Quando abri o envelope e vi seu convite de casamento dentro, fiquei estático. Dizer que milhões de coisas passaram pela minha cabeça naquele momento seria a mais pura mentira: eu simplesmente não pensei em nada! Caminhei em silêncio da caixa de correio até dentro do apartamento, provavelmente com uma cara de zumbi (ao menos era como eu me sentia naquela hora).

Assim que tranquei a porta, me veio à memória sua voz perguntando “Amor, é você? Já chegou do trabalho?” e caí em mim. Sentei no sofá e revisitei o convite com os olhos. Estava tudo lá: letras douradas, papel elegante, o nome de todo mundo em caligrafia rebuscada… Você realmente iria se casar!
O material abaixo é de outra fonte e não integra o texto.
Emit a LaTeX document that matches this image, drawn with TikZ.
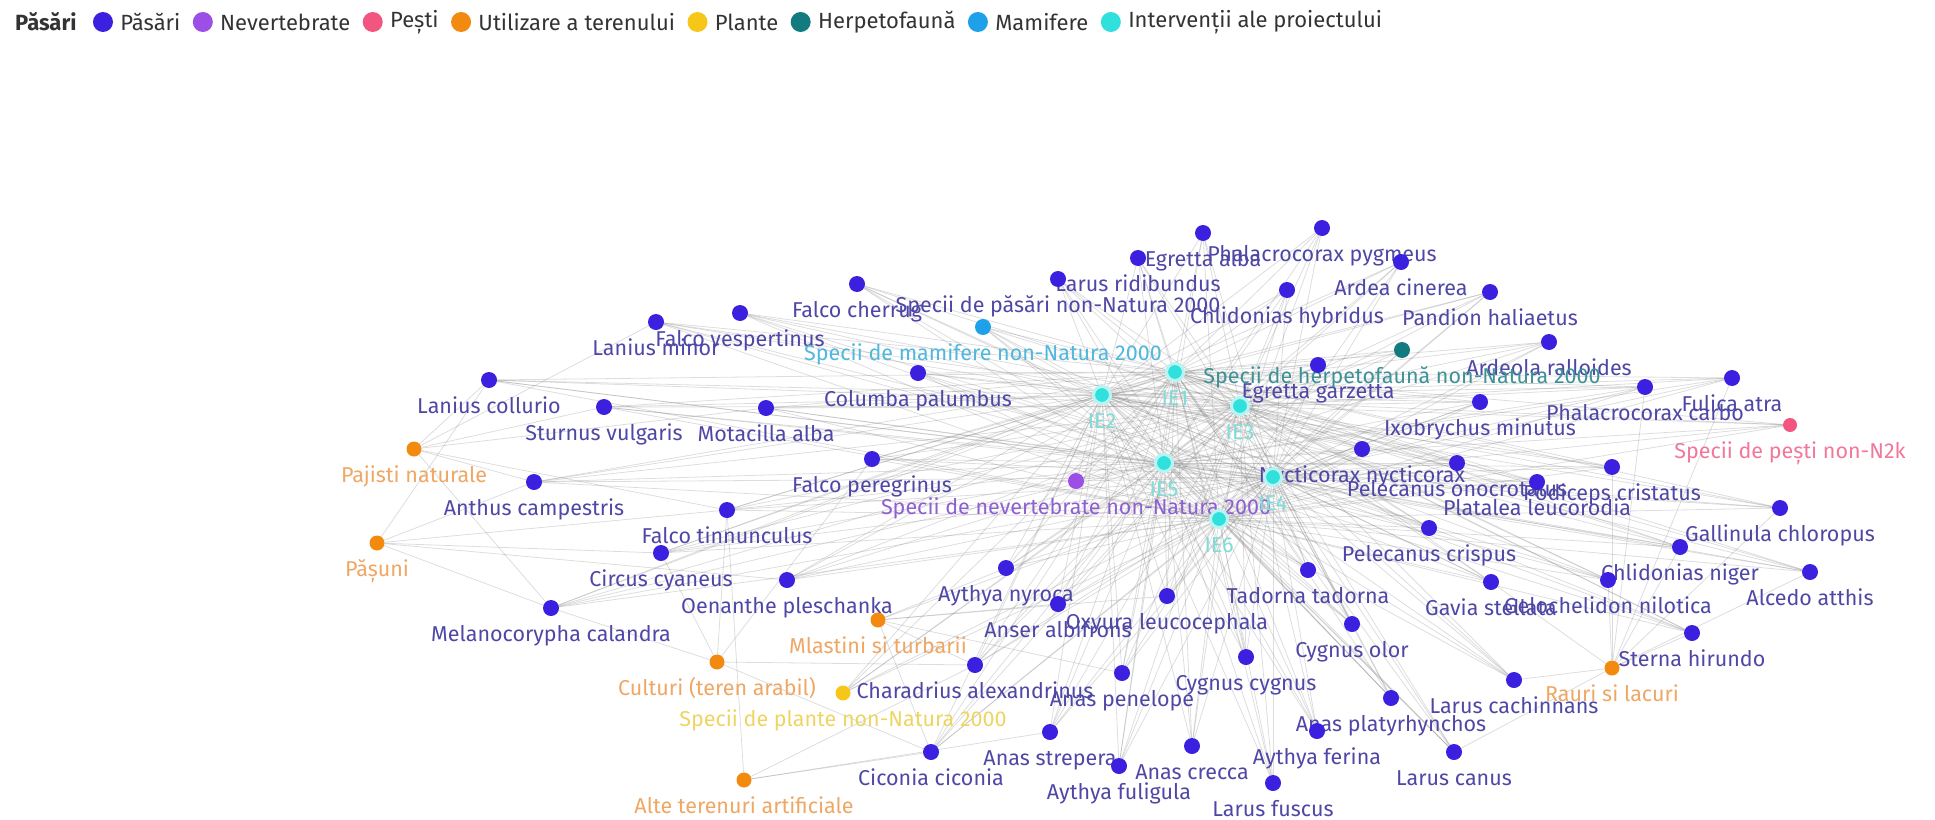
\documentclass[tikz,border=0pt]{standalone}
\usepackage{fontspec}
\setmainfont{Fira Sans}
\usetikzlibrary{positioning}
\pgfdeclarelayer{edges}
\pgfdeclarelayer{labels}
\pgfsetlayers{edges,labels,main}

\definecolor{colBird}{HTML}{3B20DF}
\definecolor{colInv}{HTML}{9C4FE6}
\definecolor{colFish}{HTML}{F2557F}
\definecolor{colLand}{HTML}{F28A0F}
\definecolor{colPlant}{HTML}{F6C719}
\definecolor{colHerp}{HTML}{127B80}
\definecolor{colMam}{HTML}{1EA1E9}
\definecolor{colIE}{HTML}{2FE0DD}
\definecolor{labBird}{HTML}{4F47A5}
\definecolor{labIE}{HTML}{7FDCD8}
\definecolor{labLand}{HTML}{EEA764}
\definecolor{labPlant}{HTML}{EED563}
\definecolor{labFish}{HTML}{F2779A}
\definecolor{labMam}{HTML}{4FB8DC}
\definecolor{labHerp}{HTML}{3E9296}
\definecolor{labInv}{HTML}{8E5FD0}
\definecolor{legText}{HTML}{333333}

\begin{document}
\begin{tikzpicture}[
  x=1pt, y=-1pt,
  dot/.style={circle, inner sep=0pt, minimum size=16pt},
  bird/.style={dot, fill=colBird},
  land/.style={dot, fill=colLand, minimum size=15pt},
  inter/.style={dot, fill=colIE, draw=colIE!35, line width=3pt, minimum size=17pt},
  lab/.style={inner sep=0pt, anchor=base, font=\fontsize{21.5}{21.5}\selectfont},
  birdlab/.style={lab, text=labBird},
  landlab/.style={lab, text=labLand},
  ielab/.style={lab, text=labIE},
  link/.style={draw=gray, line width=0.8pt, opacity=0.27},
  legdot/.style={circle, inner sep=0pt, minimum size=20pt},
  legtxt/.style={inner sep=0pt, text=legText, font=\fontsize{22}{22}\selectfont},
]
\useasboundingbox (0,0) rectangle (1935,819);

% legend
\node[legtxt, anchor=west, font=\fontsize{22}{22}\selectfont\bfseries] (lg-title) at (15,22) {Păsări};
\node[legdot, fill=colBird, right=16pt of lg-title] (lg-bird) {};
\node[legtxt, right=7pt of lg-bird] (lg-bird-t) {Păsări};
\node[legdot, fill=colInv, right=12pt of lg-bird-t] (lg-inv) {};
\node[legtxt, right=7pt of lg-inv] (lg-inv-t) {Nevertebrate};
\node[legdot, fill=colFish, right=12pt of lg-inv-t] (lg-fish) {};
\node[legtxt, right=7pt of lg-fish] (lg-fish-t) {Pești};
\node[legdot, fill=colLand, right=12pt of lg-fish-t] (lg-land) {};
\node[legtxt, right=7pt of lg-land] (lg-land-t) {Utilizare a terenului};
\node[legdot, fill=colPlant, right=12pt of lg-land-t] (lg-plant) {};
\node[legtxt, right=7pt of lg-plant] (lg-plant-t) {Plante};
\node[legdot, fill=colHerp, right=12pt of lg-plant-t] (lg-herp) {};
\node[legtxt, right=7pt of lg-herp] (lg-herp-t) {Herpetofaună};
\node[legdot, fill=colMam, right=12pt of lg-herp-t] (lg-mam) {};
\node[legtxt, right=7pt of lg-mam] (lg-mam-t) {Mamifere};
\node[legdot, fill=colIE, right=12pt of lg-mam-t] (lg-ie) {};
\node[legtxt, right=7pt of lg-ie] (lg-ie-t) {Intervenții ale proiectului};

% bird species
\foreach \n/\x/\y/\t in {
  pygm/1322/228/Phalacrocorax pygmeus, ealba/1203/233/Egretta alba,
  lridi/1138/258/Larus ridibundus, pasari/1058/279/Specii de păsări non-Natura 2000,
  fcher/857/284/Falco cherrug, fvesp/740/313/Falco vespertinus,
  lmin/656/322/Lanius minor, lcoll/489/380/Lanius collurio,
  sturn/604/407/Sturnus vulgaris, motac/766/408/Motacilla alba,
  colum/918/373/Columba palumbus, chyb/1287/290/Chlidonias hybridus,
  ardea/1401/262/Ardea cinerea, pand/1490/292/Pandion haliaetus,
  ardeo/1549/342/Ardeola ralloides, egarz/1318/365/Egretta garzetta,
  pcarb/1645/387/Phalacrocorax carbo, fulic/1732/378/Fulica atra,
  ixob/1480/402/Ixobrychus minutus, nyct/1362/449/Nycticorax nycticorax,
  ponoc/1457/463/Pelecanus onocrotalus, podic/1612/467/Podiceps cristatus,
  plat/1537/482/Platalea leucorodia, pcris/1429/528/Pelecanus crispus,
  gall/1780/508/Gallinula chloropus, chnig/1680/547/Chlidonias niger,
  alced/1810/572/Alcedo atthis, gavia/1491/582/Gavia stellata,
  geloc/1608/580/Gelochelidon nilotica, stern/1692/633/Sterna hirundo,
  lcach/1514/680/Larus cachinnans, lcan/1454/752/Larus canus,
  aplat/1391/698/Anas platyrhynchos, afer/1317/731/Aythya ferina,
  lfusc/1273/783/Larus fuscus, acrec/1192/746/Anas crecca,
  aful/1119/766/Aythya fuligula, astre/1050/732/Anas strepera,
  cicon/931/752/Ciconia ciconia, ccyg/1246/657/Cygnus cygnus,
  color/1352/624/Cygnus olor, apen/1122/673/Anas penelope,
  chara/975/665/Charadrius alexandrinus, anser/1058/604/Anser albifrons,
  oxyu/1167/596/Oxyura leucocephala, anyr/1006/568/Aythya nyroca,
  tador/1308/570/Tadorna tadorna, fpere/872/459/Falco peregrinus,
  anthu/534/482/Anthus campestris, ftinn/727/510/Falco tinnunculus,
  circ/661/553/Circus cyaneus, oenan/787/580/Oenanthe pleschanka,
  melan/551/608/Melanocorypha calandra}{
  \node[bird] (\n) at (\x,\y) {};
  \begin{pgfonlayer}{labels}
    \node[birdlab] (\n-l) at ([yshift=-33pt]\n.center) {\t};
  \end{pgfonlayer}
}

% land use
\foreach \n/\x/\y/\t in {
  pajis/414/449/Pajisti naturale, pasun/377/543/Pășuni,
  mlast/878/620/Mlastini si turbarii, cultu/717/662/Culturi (teren arabil),
  alte/744/780/Alte terenuri artificiale, rauri/1612/668/Rauri si lacuri}{
  \node[land] (\n) at (\x,\y) {};
  \begin{pgfonlayer}{labels}
    \node[landlab] (\n-l) at ([yshift=-33pt]\n.center) {\t};
  \end{pgfonlayer}
}

% other groups
\node[dot, fill=colMam] (mamif) at (983,327) {};
\node[dot, fill=colHerp] (herp) at (1402,350) {};
\node[dot, fill=colInv] (nevert) at (1076,481) {};
\node[dot, fill=colFish, minimum size=14pt] (pesti) at (1790,425) {};
\node[dot, fill=colPlant, minimum size=15pt] (plante) at (843,693) {};
\begin{pgfonlayer}{labels}
\node[lab, text=labMam] (mamif-l) at ([yshift=-33pt]mamif.center) {Specii de mamifere non-Natura 2000};
\node[lab, text=labHerp] (herp-l) at ([yshift=-33pt]herp.center) {Specii de herpetofaună non-Natura 2000};
\node[lab, text=labInv] (nevert-l) at ([yshift=-33pt]nevert.center) {Specii de nevertebrate non-Natura 2000};
\node[lab, text=labFish] (pesti-l) at ([yshift=-33pt]pesti.center) {Specii de pești non-N2k};
\node[lab, text=labPlant] (plante-l) at ([yshift=-33pt]plante.center) {Specii de plante non-Natura 2000};
\end{pgfonlayer}

% project interventions
\foreach \i/\x/\y in {1/1175/372, 2/1102/395, 3/1240/406, 4/1273/477, 5/1164/463, 6/1219/519}{
  \node[inter] (ie\i) at (\x,\y) {};
  \begin{pgfonlayer}{labels}
    \node[ielab] (ie\i-l) at ([yshift=-33pt]ie\i.center) {IE\i};
  \end{pgfonlayer}
}

% links
\begin{pgfonlayer}{edges}
\foreach \s in {pygm,ealba,lridi,pasari,fcher,fvesp,lmin,lcoll,sturn,motac,colum,chyb,
  ardea,pand,ardeo,egarz,pcarb,fulic,ixob,nyct,ponoc,podic,plat,pcris,gall,chnig,alced,
  gavia,geloc,stern,lcach,lcan,aplat,afer,lfusc,acrec,aful,astre,cicon,ccyg,color,apen,
  chara,anser,oxyu,anyr,tador,fpere,anthu,ftinn,circ,oenan,melan,
  mamif,herp,nevert,pesti,plante}{
  \foreach \i in {1,...,6}{
    \draw[link] (ie\i) -- (\s);
  }
}
\foreach \a/\b in {pajis/lcoll, pajis/anthu, pajis/sturn, pajis/motac, pajis/ftinn, pajis/melan, pajis/lmin,
  pasun/anthu, pasun/melan, pasun/circ, pasun/oenan, pasun/ftinn, pasun/lcoll,
  cultu/melan, cultu/circ, cultu/ftinn, cultu/cicon, cultu/chara, cultu/fpere,
  mlast/anyr, mlast/anser, mlast/ixob, mlast/oxyu, mlast/chara, mlast/cicon, mlast/apen,
  alte/cicon, alte/ftinn, alte/chara, alte/astre,
  rauri/stern, rauri/lcach, rauri/chnig, rauri/alced, rauri/gall, rauri/podic, rauri/geloc,
  rauri/lcan, rauri/gavia, rauri/pcarb, rauri/fulic}{
  \draw[link] (\a) -- (\b);
}
\end{pgfonlayer}
\end{tikzpicture}
\end{document}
Meus olhos marearam e deitei no sofá para evitar que escorressem. Nunca fui do tipo que mostra esse tipo de fraqueza, apesar das críticas que você fazia a essa atitude minha. Com a cabeça sobre a almofada, notei que seu cheiro não estava mais na casa, o cheiro maravilhoso que senti da primeira que nos encontramos, quando fui te ajudar a empurrar o carro enguiçado (a combinação ideal de filme romântico, unindo situação ridícula com pessoas feitas umas pras outras).

Desde aquele dia, pensar em você e querer estar a seu lado eram as duas únicas coisas de que eu precisava para sobreviver. Para ter isso, aceitei viajar quase todo fim de semana para sua cidade, entrei em um curso de arco e flecha para te fazer companhia, aprendi a comer McDonald’s e fingir que estava uma delícia, briguei com amigos que diziam que você não era a pessoa certa para mim, segurei sua mão quando você contou para seus pais do nosso namoro (e quando eles não me aceitaram e você decidiu morar comigo)…

Foram dois anos maravilhosos! Até o dia em que seu pai, em um jogo sujo, usou a doença da sua mãe como chantagem. Aquele infeliz me chamava de ‘camarada’ quando eu ia te buscar em casa como amigo e até aceitei assistir dois ou três jogos da Portuguesa com ele para tentar me aproximar, ainda que futebol seja tão interessante para mim quanto os hábitos alimentares das lhamas. Mas a máscara caiu e ele exibiu a carranca sem mostrar o mínimo de pudor depois que viramos um casal!

Por um lado, até entendo que você tenha me abandonado e aceitado voltar para casa dos seus pais; você nunca escondeu que sua mãe era seu xodó, e ela merece por ser um doce, embora muito fechada (culpa do seu pai, com certeza!). Me lembro de arrepiar com sua emoção na primeira vez em que ela ligou escondida para você e te desejou boa sorte nas suas decisões; havia uma semana que você havia se mudado para cá.

Apesar das tristezas, estou neste instante sentado aqui no fundo da igreja, escrevendo esta carta de despedida para te mostrar que ainda te amo demais e que respeito que você tenha concordado com o último pedido da sua mãe: casamento na igreja, como pede o costume. Espero conseguir entregá-la ao fim da celebração.

Seja feliz em sua vida, porque na minha essa possibilidade já não existe mais. Tudo o que me resta é, antes de deitar, reler o verso deste convite, onde sua letra inconfundível desenhou as correntes eternas que me prenderão a você:

“Paulo, me perdoe por tudo o que estou te fazendo passar. Saiba que o grande amor da minha vida ainda é e sempre será você. Mil beijos, Renato.”